I’ll admit – right now I’m having to resist the temptation to launch into “This little light of mine” but the message is the same. How do we let this light of ours shine? Being a Christian isn’t about hiding away in some upstairs room. And as much as I love liturgy, it’s not just about coming together on Sundays for mass. It’s about living out the gospel in our daily lives, of allowing our actions and words to reflect the love and justice of God.

Here’s Jesus in the gospel, telling those who have come to hear him, “ You are the salt of the earth. You are the light of the world.” Imagine how empowering that is – not only do you have worth, but you are essential. Salt and light are two things we take for granted – they’re common place in our society, but without them our lives would be difficult. We rely so much on light – the light of the sun, electricity that lets us have light on a cloudy day or after the sun goes down. Today we’re reminded not to hide our light under a bushel. The purpose of our light – is to shine for others. After all, we don’t light a lamp and stick it in the closet. It goes on a table or in a spot where it can shed the most light.
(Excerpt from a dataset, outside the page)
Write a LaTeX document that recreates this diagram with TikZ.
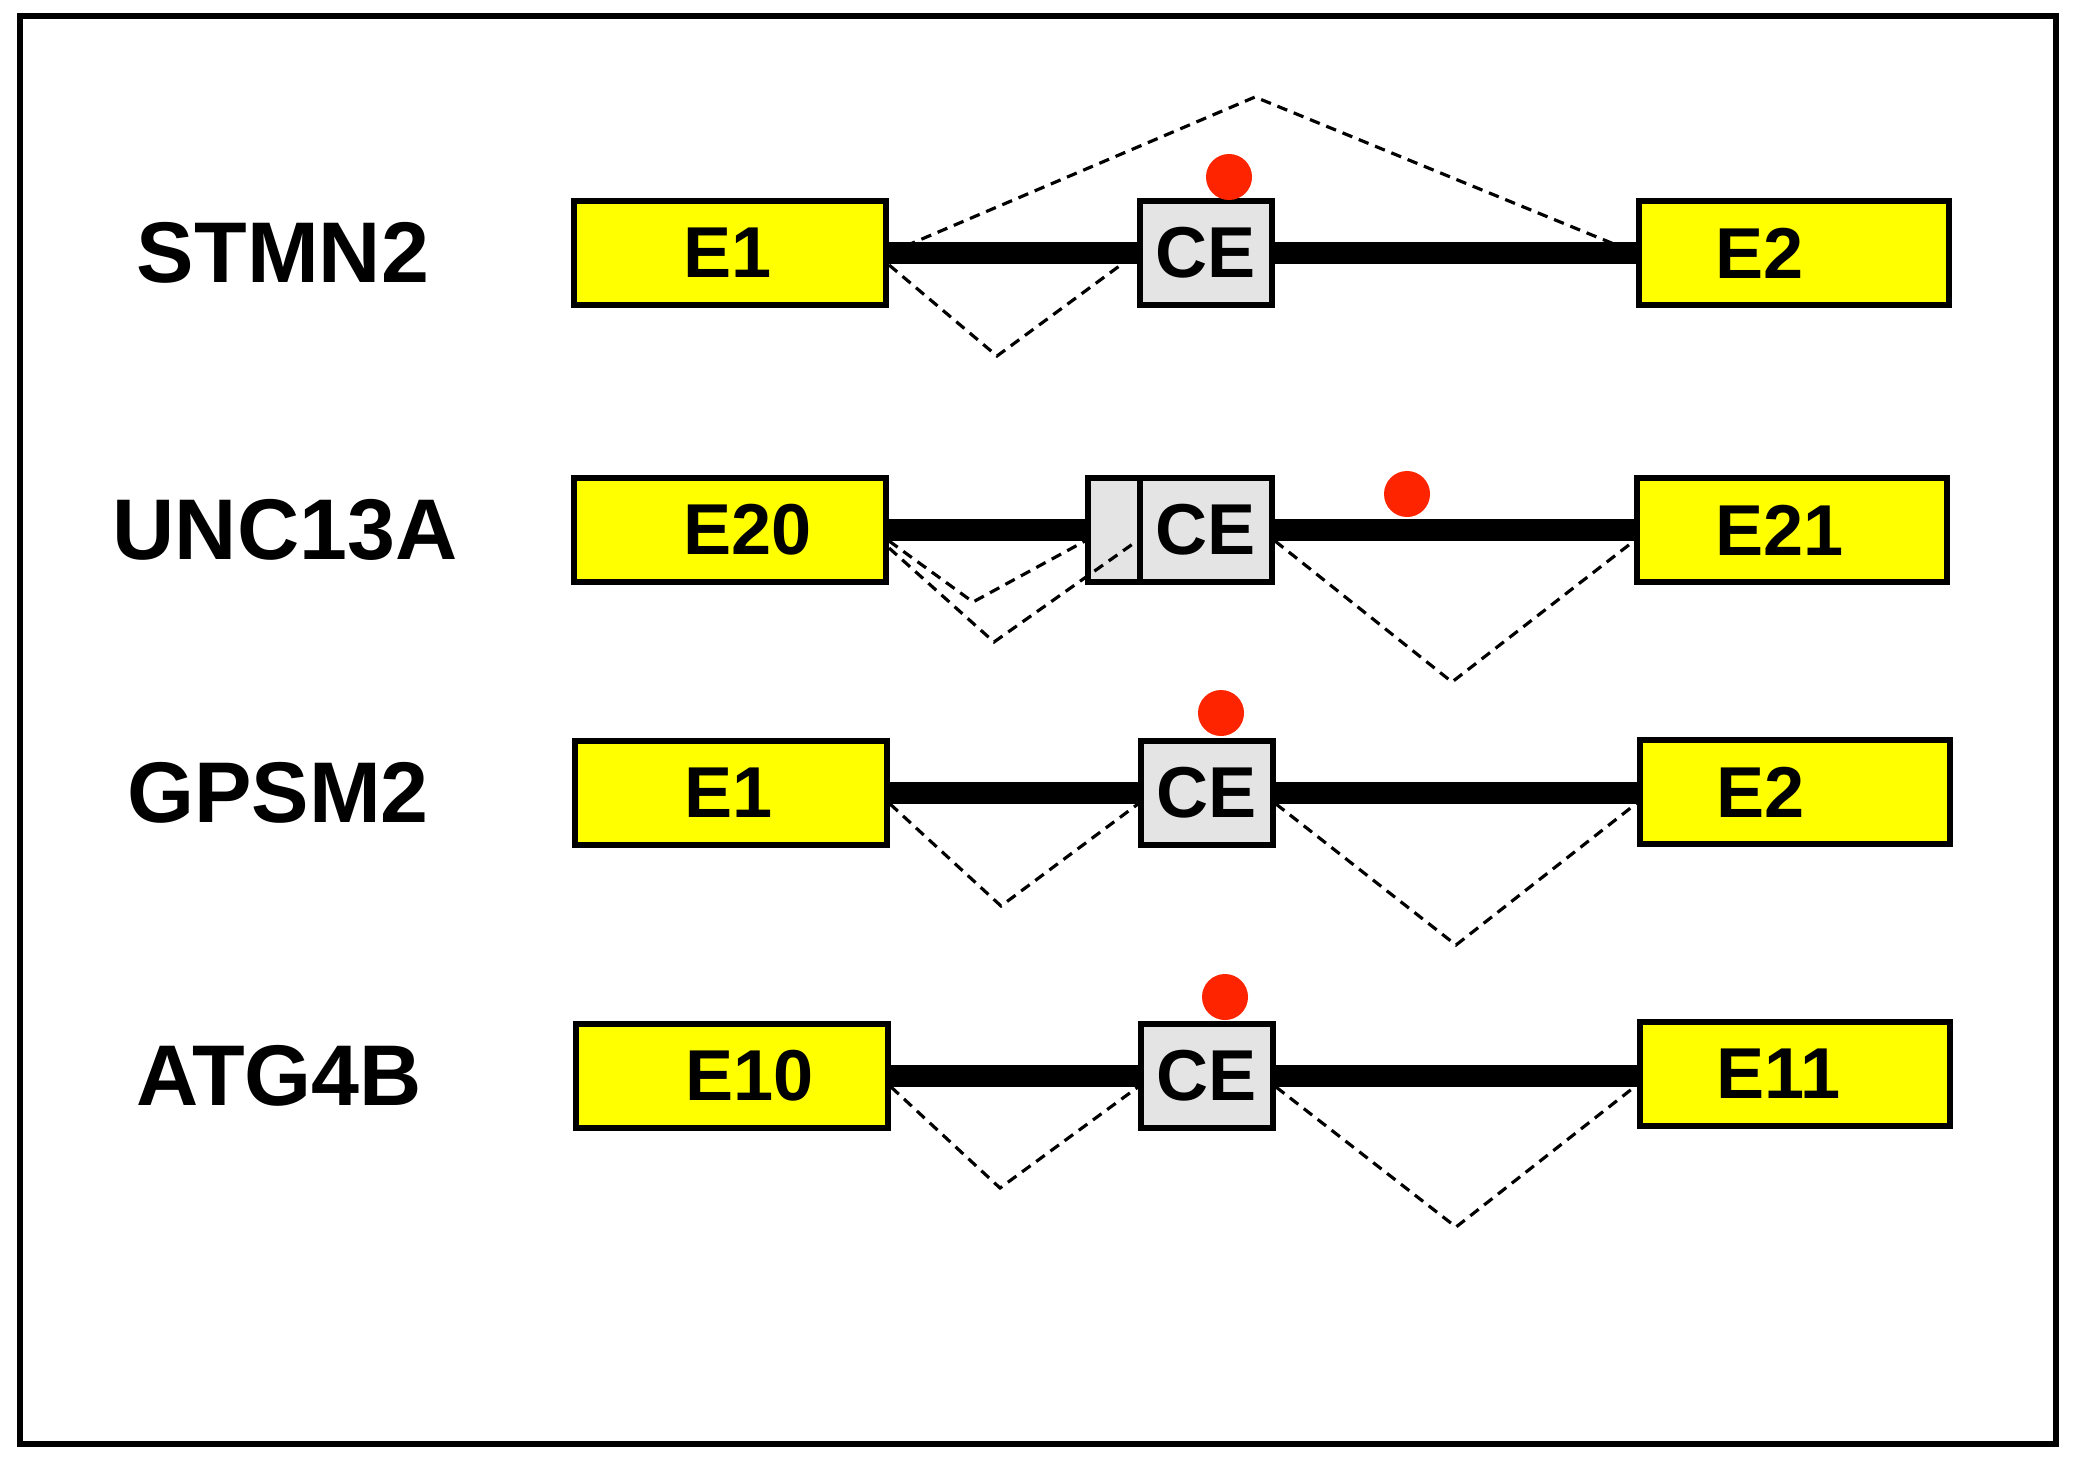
\documentclass[tikz,border=0pt]{standalone}
\usepackage{fontspec}
\setmainfont{Liberation Sans}
\usetikzlibrary{calc}
\definecolor{exonyellow}{RGB}{255,255,0}
\definecolor{cegray}{RGB}{228,228,228}
\definecolor{dotred}{RGB}{255,36,0}
\tikzset{
  exon/.style={draw=black, line width=1.7pt, fill=exonyellow, minimum height=1.04cm, inner sep=0pt},
  ebig/.style={exon, minimum width=3.12cm},
  eright/.style={exon, minimum width=3.10cm},
  cebox/.style={draw=black, line width=1.7pt, fill=cegray, minimum height=1.04cm, minimum width=1.32cm, inner sep=0pt,
    font=\fontsize{20.5}{24}\selectfont\bfseries},
  extbox/.style={draw=black, line width=1.7pt, fill=cegray, minimum height=1.04cm, minimum width=0.52cm, inner sep=0pt},
  etext/.style={inner sep=0pt, anchor=west, font=\fontsize{20.5}{24}\selectfont\bfseries},
  genelabel/.style={inner sep=0pt, font=\fontsize{24.5}{29}\selectfont\bfseries},
  intron/.style={line width=6pt, black},
  splice/.style={line width=0.9pt, black, dash pattern=on 3pt off 2pt},
  reddot/.style={circle, fill=dotred, draw=none, minimum size=0.46cm, inner sep=0pt},
  frame/.style={line width=1.7pt, black}
}
\begin{document}
\begin{tikzpicture}[x=0.01cm, y=-0.01cm]
\useasboundingbox (0,0) rectangle (2076,1463);
\draw[frame] (20,16) rectangle (2056,1444);

% ---------------- STMN2 ----------------
\node[genelabel] (l1) at (283,253) {STMN2};
\node[ebig] (a1) at (730,253) {};
\node[etext] (a1t) at (683,253) {E1};
\node[cebox] (ace) at (1206,253) {CE};
\node[eright] (a2) at (1794,253) {};
\node[etext] (a2t) at (1715,253) {E2};
\coordinate (apeak) at (1255,97);
\coordinate (avalley) at (997,356);
\draw[splice] (a1.east) -- (apeak) -- (a2.west);
\draw[splice] ([yshift=-0.12cm]a1.east) -- (avalley) -- (ace.west);
\draw[intron] (a1.east) -- (ace.west);
\draw[intron] (ace.east) -- (ace.east -| a2.west);
\node[reddot] (adot) at (1229,177) {};

% ---------------- UNC13A ----------------
\node[genelabel] (l2) at (285,530) {UNC13A};
\node[ebig] (b1) at (730,530) {};
\node[etext] (b1t) at (683,530) {E20};
\node[extbox] (bext) at (1114,530) {};
\node[cebox] (bce) at (1206,530) {CE};
\node[eright] (b2) at (1792,530) {};
\node[etext] (b2t) at (1715,530) {E21};
\coordinate (bv1) at (973,602);
\coordinate (bv2) at (994,642);
\coordinate (bv3) at (1452,682);
\draw[splice] ([yshift=-0.11cm]b1.east) -- (bv1) -- ([yshift=-0.11cm]bext.west);
\draw[splice] ([yshift=-0.18cm]b1.east) -- (bv2) -- ([yshift=-0.11cm]bce.west);
\draw[splice] ([yshift=-0.11cm]bce.east) -- (bv3) -- ([yshift=-0.11cm]b2.west);
\draw[intron] (b1.east) -- (bext.west);
\draw[intron] (bce.east) -- (bce.east -| b2.west);
\node[reddot] (bdot) at (1407,494) {};

% ---------------- GPSM2 ----------------
\node[genelabel] (l3) at (278,793) {GPSM2};
\node[ebig] (c1) at (731,793) {};
\node[etext] (c1t) at (684,793) {E1};
\node[cebox] (cce) at (1207,793) {CE};
\node[eright] (c2) at (1795,792) {};
\node[etext] (c2t) at (1716,792) {E2};
\coordinate (cv1) at (1001,906);
\coordinate (cv2) at (1456,945);
\draw[splice] ([yshift=-0.11cm]c1.east) -- (cv1) -- ([yshift=-0.11cm]cce.west);
\draw[splice] ([yshift=-0.11cm]cce.east) -- (cv2) -- ([yshift=-0.11cm]c2.west);
\draw[intron] (c1.east) -- (cce.west);
\draw[intron] (cce.east) -- (cce.east -| c2.west);
\node[reddot] (cdot) at (1221,713) {};

% ---------------- ATG4B ----------------
\node[genelabel] (l4) at (279,1076) {ATG4B};
\node[ebig] (d1) at (732,1076) {};
\node[etext] (d1t) at (685,1076) {E10};
\node[cebox] (dce) at (1207,1076) {CE};
\node[eright] (d2) at (1795,1074) {};
\node[etext] (d2t) at (1716,1074) {E11};
\coordinate (dv1) at (1000,1188);
\coordinate (dv2) at (1456,1227);
\draw[splice] ([yshift=-0.11cm]d1.east) -- (dv1) -- ([yshift=-0.11cm]dce.west);
\draw[splice] ([yshift=-0.11cm]dce.east) -- (dv2) -- ([yshift=-0.11cm]d2.west);
\draw[intron] (d1.east) -- (dce.west);
\draw[intron] (dce.east) -- (dce.east -| d2.west);
\node[reddot] (ddot) at (1225,997) {};
\end{tikzpicture}
\end{document}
I’ve talked a bit about light, but let’s come back to salt. And not just because it’s Superbowl Sunday and some of us might be craving salty snacks. Salt has many uses. In Polish culture, it’s traditional to great a newlywed couple with bread & salt. Salt comes from the earth and is useful for life. A bit of salt is given to the newlyweds so that they can overcome the bitterness in life. When this is done at housewarmings, it’s so that life may always have flavor. Not enough salt, and food can be bland, or it can spoil. Too much salt, and well, no one wants to eat it. And if you’ve ever oversalted a dish, you know just how difficult it can be to overcome. But food without salt, without seasoning seems to be missing something. Salt can enhance food and flavor.

I think that’s at the heart of both these metaphors – salt and light. Neither are meant to be used alone. We don’t stick a lightbulb under a bucket and a chunk of rock salt won’t do us that much good if our food is bland. It’s about sharing our light – about taking our light and salt to those who are unaware of it. And We can rely on each other and our light will shine all the brighter. And if we feel ill prepared or not ready, then remember the second reading where Paul admits coming to the people of Corinth with fear and trembling, without any particular eloquence of wisdom. We don’t have to be perfect. I’ve often been reminded by my spiritual director “If we are willing, God will make us ready.” So I ask you – are we willing to be the salt and light this world so desperately needs? To challenge injustice at every turn, to set free the oppressed, to share our food with the hungry? If we our, then our light will shine brightly.

I’d like to close with the words of spiritual writer Marianne Williamson:

“Our deepest fear is not that we are inadequate. Our deepest fear is that we are powerful beyond measure. It is our light, not our darkness that most frightens us. We ask ourselves, Who am I to be brilliant, gorgeous, talented, and fabulous? Actually, who are you not to be? You are a child of God. Your playing small does not serve the world. .. We are all meant to shine, as children do. We were born to make manifest the glory of God that is within us. It is not just in some of us; it is in everyone and as we let our own light shine, we unconsciously give others permission to do the same. As we are liberated from our own fear, our presence automatically liberates others.”